● **WHAT IS EXPECTED**: Your task is to output the listing word for word, with pictures excluded.

********

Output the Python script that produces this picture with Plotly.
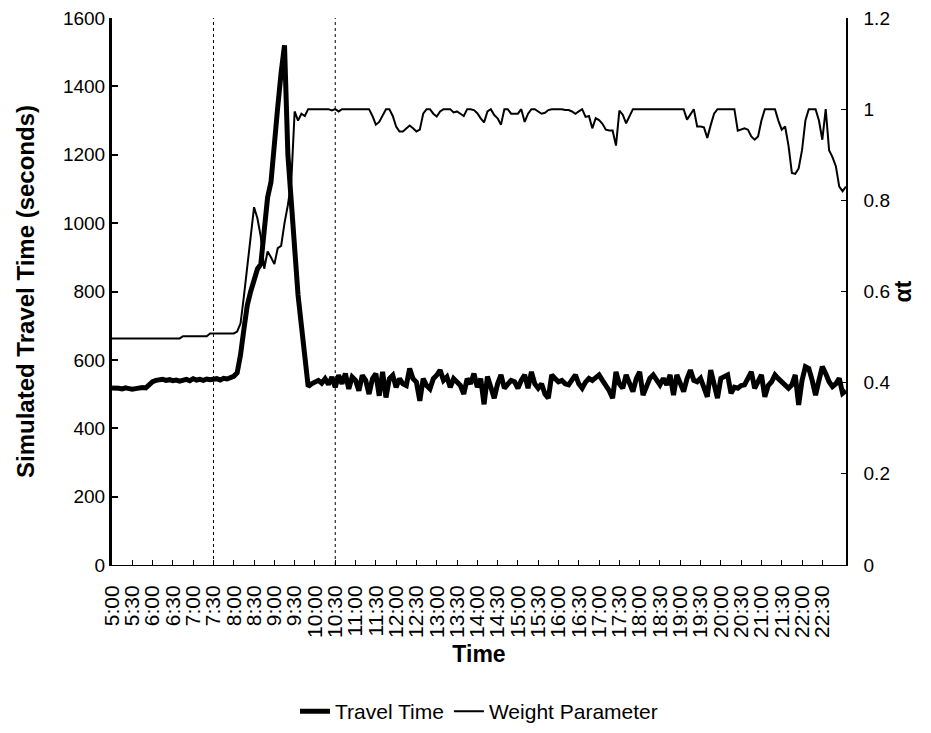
import plotly.graph_objects as go

# Time of day in minutes after midnight (5-minute intervals, 5:00 to 23:05)
times = list(range(300, 1390, 5))

# Simulated travel time (seconds)
travel_time = [
    518, 519, 517, 515, 518, 516, 514, 516, 518, 519, 518, 528,        # 5:00-5:55
    536, 540, 541, 543, 540, 542, 539, 541, 538, 541, 543, 539,        # 6:00-6:55
    545, 541, 543, 540, 544, 542, 543, 545, 541, 546, 544, 548,        # 7:00-7:55
    552, 562, 615, 690, 760, 800, 830, 866, 880, 990, 1075, 1120,      # 8:00-8:55
    1250, 1340, 1440, 1520, 1200, 1055, 930, 790, 700, 610, 522, 530,  # 9:00-9:55
    535, 540, 532, 545, 528, 550, 520, 555, 530, 560, 515, 550,        # 10:00
    540, 510, 555, 540, 500, 545, 560, 495, 565, 490, 545, 555,        # 11:00
    520, 545, 530, 525, 575, 545, 535, 480, 545, 525, 515, 545,        # 12:00
    555, 570, 540, 550, 520, 545, 535, 525, 500, 545, 530, 560,        # 13:00
    520, 545, 470, 551, 520, 488, 530, 556, 517, 530, 540, 536,        # 14:00
    517, 540, 556, 517, 565, 530, 517, 530, 500, 488, 556, 545,        # 15:00
    536, 540, 530, 527, 540, 556, 530, 517, 535, 546, 540, 550,        # 16:00
    556, 540, 527, 510, 488, 565, 530, 517, 556, 530, 507, 545,        # 17:00
    565, 497, 525, 546, 556, 540, 527, 546, 527, 556, 497, 556,        # 18:00
    530, 507, 545, 570, 540, 536, 546, 520, 492, 570, 520, 488,        # 19:00
    546, 550, 556, 502, 520, 517, 525, 527, 550, 565, 517, 540,        # 20:00
    556, 492, 525, 536, 556, 545, 536, 525, 517, 527, 556, 468,        # 21:00
    540, 580, 575, 540, 497, 540, 580, 560, 536, 522, 530, 546,        # 22:00
    502, 510,                                                          # 23:00-23:05
]

# Weight parameter alpha_t
weight = [
    0.497, 0.497, 0.497, 0.497, 0.497, 0.497, 0.497, 0.497, 0.497, 0.497, 0.497, 0.497,
    0.497, 0.497, 0.497, 0.497, 0.497, 0.497, 0.497, 0.497, 0.497, 0.502, 0.502, 0.502,
    0.502, 0.502, 0.502, 0.502, 0.502, 0.508, 0.508, 0.508, 0.508, 0.508, 0.508, 0.508,
    0.508, 0.512, 0.530, 0.590, 0.655, 0.720, 0.785, 0.760, 0.720, 0.650, 0.688, 0.675,
    0.660, 0.695, 0.700, 0.750, 0.790, 0.840, 0.995, 0.975, 0.990, 0.985, 1.000, 1.000,
    1.000, 1.000, 1.000, 1.000, 1.000, 0.997, 1.000, 0.995, 1.000, 1.000, 1.000, 1.000,
    1.000, 1.000, 1.000, 1.000, 1.000, 0.985, 0.966, 0.972, 0.985, 1.000, 1.000, 0.985,
    0.962, 0.951, 0.951, 0.958, 0.964, 0.958, 0.951, 0.955, 0.990, 1.000, 1.000, 0.990,
    0.984, 0.995, 1.000, 1.000, 1.000, 0.993, 0.995, 0.990, 0.985, 1.000, 1.000, 0.998,
    0.991, 0.980, 0.971, 0.995, 1.000, 0.987, 0.980, 0.966, 1.000, 1.000, 0.990, 0.990,
    0.990, 1.000, 0.972, 0.990, 1.000, 1.000, 0.995, 0.990, 0.992, 0.998, 1.000, 1.000,
    1.000, 1.000, 0.998, 0.998, 0.995, 0.990, 0.995, 1.000, 0.983, 0.985, 0.958, 0.980,
    0.976, 0.968, 0.955, 0.953, 0.953, 0.920, 0.997, 0.988, 0.969, 0.983, 1.000, 1.000,
    1.000, 1.000, 1.000, 1.000, 1.000, 1.000, 1.000, 1.000, 1.000, 1.000, 1.000, 1.000,
    1.000, 1.000, 0.977, 0.990, 1.000, 0.962, 0.962, 0.960, 0.937, 0.965, 0.990, 1.000,
    1.000, 1.000, 1.000, 1.000, 1.000, 0.953, 0.956, 0.958, 0.955, 0.940, 0.933, 0.940,
    0.975, 1.000, 1.000, 1.000, 1.000, 0.975, 0.955, 0.962, 0.920, 0.860, 0.858, 0.870,
    0.910, 0.975, 1.000, 1.000, 1.000, 0.975, 0.933, 1.000, 0.910, 0.895, 0.875, 0.830,
    0.820, 0.830,
]

tick_minutes = list(range(300, 1351, 30))
tick_labels = [f"{m // 60}:{m % 60:02d}" for m in tick_minutes]
window_lines = [450, 630]  # 7:30 and 10:30

FONT = "Liberation Sans, Arial, sans-serif"

fig = go.Figure()
fig.add_trace(go.Scatter(
    x=times, y=travel_time, mode="lines", name="Travel Time",
    line=dict(color="black", width=5),
))
fig.add_trace(go.Scatter(
    x=times, y=weight, mode="lines", name="Weight Parameter",
    line=dict(color="black", width=2), yaxis="y2",
))

for t in window_lines:
    fig.add_shape(type="line", xref="x", yref="paper", x0=t, x1=t, y0=0, y1=1,
                  line=dict(color="black", width=1, dash="dot"), layer="below")

fig.update_layout(
    width=931, height=733, autosize=False,
    margin=dict(l=112, r=85, t=18, b=168, autoexpand=False),
    paper_bgcolor="white", plot_bgcolor="white",
    font=dict(family=FONT, color="black", size=19),
    showlegend=True,
    legend=dict(orientation="h", x=0.5, xanchor="center", y=-0.268, yanchor="middle",
                font=dict(size=21), bgcolor="rgba(0,0,0,0)"),
    xaxis=dict(
        range=[300, 1385], tickmode="array", tickvals=tick_minutes, ticktext=tick_labels,
        tickangle=-90, ticks="inside", ticklen=5, tickcolor="black", ticklabelstandoff=11,
        showline=True, linecolor="black", linewidth=1, mirror=False, automargin=False,
        showgrid=False, zeroline=False, tickfont=dict(size=21),
        title=dict(text="<b>Time</b>", font=dict(size=23), standoff=8),
    ),
    yaxis=dict(
        range=[0, 1600], dtick=200, ticks="inside", ticklen=6, tickwidth=2, tickcolor="black",
        showline=True, linecolor="black", linewidth=3, automargin=False,
        showgrid=False, zeroline=False, tickfont=dict(size=19),
        title=dict(text="<b>Simulated Travel Time (seconds)</b>", font=dict(size=24), standoff=22),
    ),
    yaxis2=dict(
        range=[0, 1.2], dtick=0.2, overlaying="y", side="right",
        ticks="inside", ticklen=5, tickcolor="black", ticklabelstandoff=12,
        showline=True, linecolor="black", linewidth=1.5, automargin=False,
        showgrid=False, zeroline=False, tickfont=dict(size=19),
        title=dict(text="<b>αt</b>", font=dict(size=23), standoff=2),
    ),
)

fig.write_html("out.html")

********

● **EXERCISE OUTPUT**:
Output the Python script that produces this picture with Plotly.
import plotly.graph_objects as go

# Time of day in minutes after midnight (5-minute intervals, 5:00 to 23:05)
times = list(range(300, 1390, 5))

# Simulated travel time (seconds)
travel_time = [
    518, 519, 517, 515, 518, 516, 514, 516, 518, 519, 518, 528,        # 5:00-5:55
    536, 540, 541, 543, 540, 542, 539, 541, 538, 541, 543, 539,        # 6:00-6:55
    545, 541, 543, 540, 544, 542, 543, 545, 541, 546, 544, 548,        # 7:00-7:55
    552, 562, 615, 690, 760, 800, 830, 866, 880, 990, 1075, 1120,      # 8:00-8:55
    1250, 1340, 1440, 1520, 1200, 1055, 930, 790, 700, 610, 522, 530,  # 9:00-9:55
    535, 540, 532, 545, 528, 550, 520, 555, 530, 560, 515, 550,        # 10:00
    540, 510, 555, 540, 500, 545, 560, 495, 565, 490, 545, 555,        # 11:00
    520, 545, 530, 525, 575, 545, 535, 480, 545, 525, 515, 545,        # 12:00
    555, 570, 540, 550, 520, 545, 535, 525, 500, 545, 530, 560,        # 13:00
    520, 545, 470, 551, 520, 488, 530, 556, 517, 530, 540, 536,        # 14:00
    517, 540, 556, 517, 565, 530, 517, 530, 500, 488, 556, 545,        # 15:00
    536, 540, 530, 527, 540, 556, 530, 517, 535, 546, 540, 550,        # 16:00
    556, 540, 527, 510, 488, 565, 530, 517, 556, 530, 507, 545,        # 17:00
    565, 497, 525, 546, 556, 540, 527, 546, 527, 556, 497, 556,        # 18:00
    530, 507, 545, 570, 540, 536, 546, 520, 492, 570, 520, 488,        # 19:00
    546, 550, 556, 502, 520, 517, 525, 527, 550, 565, 517, 540,        # 20:00
    556, 492, 525, 536, 556, 545, 536, 525, 517, 527, 556, 468,        # 21:00
    540, 580, 575, 540, 497, 540, 580, 560, 536, 522, 530, 546,        # 22:00
    502, 510,                                                          # 23:00-23:05
]

# Weight parameter alpha_t
weight = [
    0.497, 0.497, 0.497, 0.497, 0.497, 0.497, 0.497, 0.497, 0.497, 0.497, 0.497, 0.497,
    0.497, 0.497, 0.497, 0.497, 0.497, 0.497, 0.497, 0.497, 0.497, 0.502, 0.502, 0.502,
    0.502, 0.502, 0.502, 0.502, 0.502, 0.508, 0.508, 0.508, 0.508, 0.508, 0.508, 0.508,
    0.508, 0.512, 0.530, 0.590, 0.655, 0.720, 0.785, 0.760, 0.720, 0.650, 0.688, 0.675,
    0.660, 0.695, 0.700, 0.750, 0.790, 0.840, 0.995, 0.975, 0.990, 0.985, 1.000, 1.000,
    1.000, 1.000, 1.000, 1.000, 1.000, 0.997, 1.000, 0.995, 1.000, 1.000, 1.000, 1.000,
    1.000, 1.000, 1.000, 1.000, 1.000, 0.985, 0.966, 0.972, 0.985, 1.000, 1.000, 0.985,
    0.962, 0.951, 0.951, 0.958, 0.964, 0.958, 0.951, 0.955, 0.990, 1.000, 1.000, 0.990,
    0.984, 0.995, 1.000, 1.000, 1.000, 0.993, 0.995, 0.990, 0.985, 1.000, 1.000, 0.998,
    0.991, 0.980, 0.971, 0.995, 1.000, 0.987, 0.980, 0.966, 1.000, 1.000, 0.990, 0.990,
    0.990, 1.000, 0.972, 0.990, 1.000, 1.000, 0.995, 0.990, 0.992, 0.998, 1.000, 1.000,
    1.000, 1.000, 0.998, 0.998, 0.995, 0.990, 0.995, 1.000, 0.983, 0.985, 0.958, 0.980,
    0.976, 0.968, 0.955, 0.953, 0.953, 0.920, 0.997, 0.988, 0.969, 0.983, 1.000, 1.000,
    1.000, 1.000, 1.000, 1.000, 1.000, 1.000, 1.000, 1.000, 1.000, 1.000, 1.000, 1.000,
    1.000, 1.000, 0.977, 0.990, 1.000, 0.962, 0.962, 0.960, 0.937, 0.965, 0.990, 1.000,
    1.000, 1.000, 1.000, 1.000, 1.000, 0.953, 0.956, 0.958, 0.955, 0.940, 0.933, 0.940,
    0.975, 1.000, 1.000, 1.000, 1.000, 0.975, 0.955, 0.962, 0.920, 0.860, 0.858, 0.870,
    0.910, 0.975, 1.000, 1.000, 1.000, 0.975, 0.933, 1.000, 0.910, 0.895, 0.875, 0.830,
    0.820, 0.830,
]

tick_minutes = list(range(300, 1351, 30))
tick_labels = [f"{m // 60}:{m % 60:02d}" for m in tick_minutes]
window_lines = [450, 630]  # 7:30 and 10:30

FONT = "Liberation Sans, Arial, sans-serif"

fig = go.Figure()
fig.add_trace(go.Scatter(
    x=times, y=travel_time, mode="lines", name="Travel Time",
    line=dict(color="black", width=5),
))
fig.add_trace(go.Scatter(
    x=times, y=weight, mode="lines", name="Weight Parameter",
    line=dict(color="black", width=2), yaxis="y2",
))

for t in window_lines:
    fig.add_shape(type="line", xref="x", yref="paper", x0=t, x1=t, y0=0, y1=1,
                  line=dict(color="black", width=1, dash="dot"), layer="below")

fig.update_layout(
    width=931, height=733, autosize=False,
    margin=dict(l=112, r=85, t=18, b=168, autoexpand=False),
    paper_bgcolor="white", plot_bgcolor="white",
    font=dict(family=FONT, color="black", size=19),
    showlegend=True,
    legend=dict(orientation="h", x=0.5, xanchor="center", y=-0.268, yanchor="middle",
                font=dict(size=21), bgcolor="rgba(0,0,0,0)"),
    xaxis=dict(
        range=[300, 1385], tickmode="array", tickvals=tick_minutes, ticktext=tick_labels,
        tickangle=-90, ticks="inside", ticklen=5, tickcolor="black", ticklabelstandoff=11,
        showline=True, linecolor="black", linewidth=1, mirror=False, automargin=False,
        showgrid=False, zeroline=False, tickfont=dict(size=21),
        title=dict(text="<b>Time</b>", font=dict(size=23), standoff=8),
    ),
    yaxis=dict(
        range=[0, 1600], dtick=200, ticks="inside", ticklen=6, tickwidth=2, tickcolor="black",
        showline=True, linecolor="black", linewidth=3, automargin=False,
        showgrid=False, zeroline=False, tickfont=dict(size=19),
        title=dict(text="<b>Simulated Travel Time (seconds)</b>", font=dict(size=24), standoff=22),
    ),
    yaxis2=dict(
        range=[0, 1.2], dtick=0.2, overlaying="y", side="right",
        ticks="inside", ticklen=5, tickcolor="black", ticklabelstandoff=12,
        showline=True, linecolor="black", linewidth=1.5, automargin=False,
        showgrid=False, zeroline=False, tickfont=dict(size=19),
        title=dict(text="<b>αt</b>", font=dict(size=23), standoff=2),
    ),
)

fig.write_html("out.html")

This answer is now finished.